Sir Terry Wogan's passing will be felt across Britain like a death in the family, friend and fellow broadcaster Henry Kelly has said.

Long-time friend of the Wogan family, Mr Kelly said he was shocked on learning of the death because Sir Terry had "put it out that he had a bad back".

Mr Kelly's partner Karolyn Shindler broke the news to him as he returned home from Mass on Sunday morning.

"It's a shock and a shame," said t he Game For A Laugh and Going For Gold presenter.

"I came home from Mass and opened the door and I just looked at Karolyn and I knew something was wrong and I thought who is it?

"I didn't know he was that seriously ill.
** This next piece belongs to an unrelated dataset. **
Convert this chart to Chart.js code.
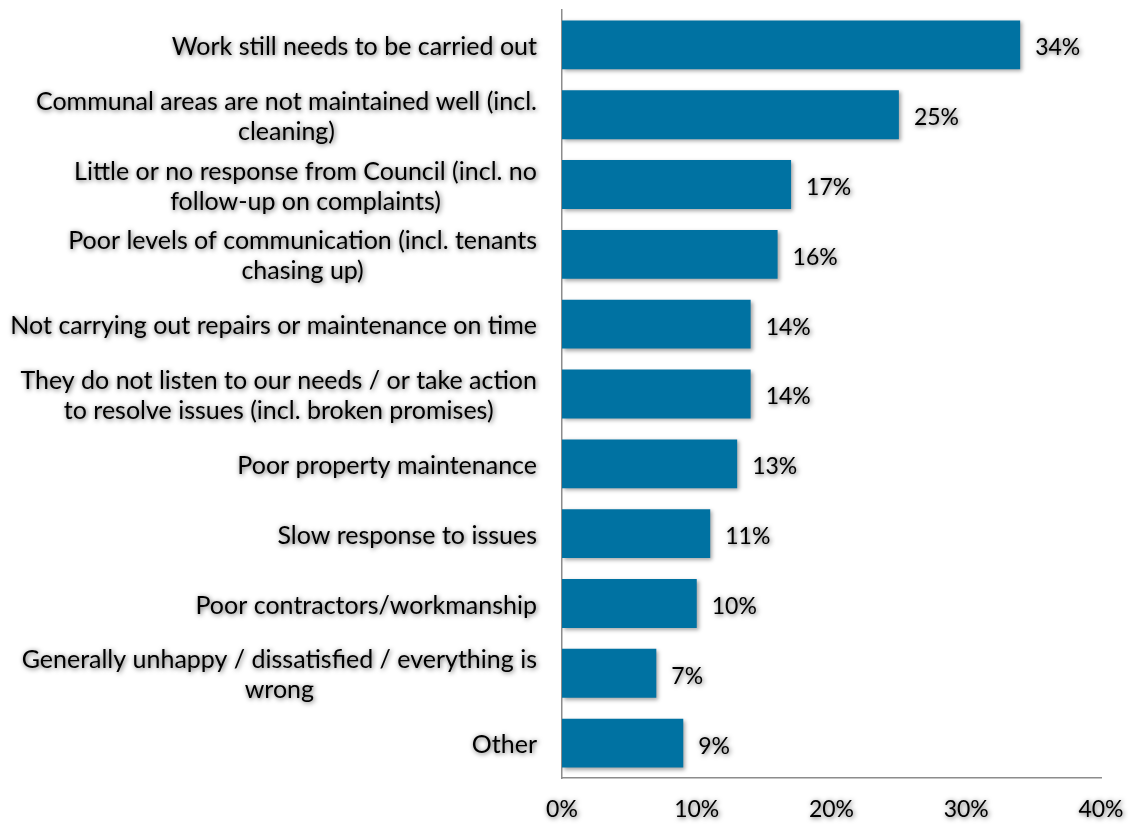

I knew he'd been told not to do Children In Need because, as he quipped himself, they don't want an 'oul fella of 77 standing up for ten hours asking for money."

Mr Kelly grew up among the Wogan family u nder the watchful eye of Sir Terry's mother Rose - "known affectionately as Mammy Wogan" - after first becoming good friends with his younger brother Brian at Belvedere College in Dublin.

He later followed Sir Terry to Britain and into a career in broadcasting.

"It is a real, real shame," he said from his home in Hampstead.

"For so many people in this country, it is going to be like a death in the family - they adored Wogan.

"They didn't care whether or not he was or wasn't a professional broadcaster, he was just Terry Wogan."

Recalling their earlier days, he said Sir Terry had control over his schoolboy piggy bank during his time as a teller in the then Royal Bank of Ireland at Doyle's Corner in Phibsboro, Dublin.

"I was the only person who gave money to Terry Wogan secure in the knowledge it would be a devil's fight to get it back," he quipped.

"I had a padded savings bank with teeth at the top of it, so you put a half crown in the top when your auntie gave it to you for your birthday but you couldn't get it out again - even with a knife.

"So you had to go up to Wogan and ask him, he had the key to open it.

"He and I would always speak about that. I can't speak highly enough of him. I think it is a terrible loss."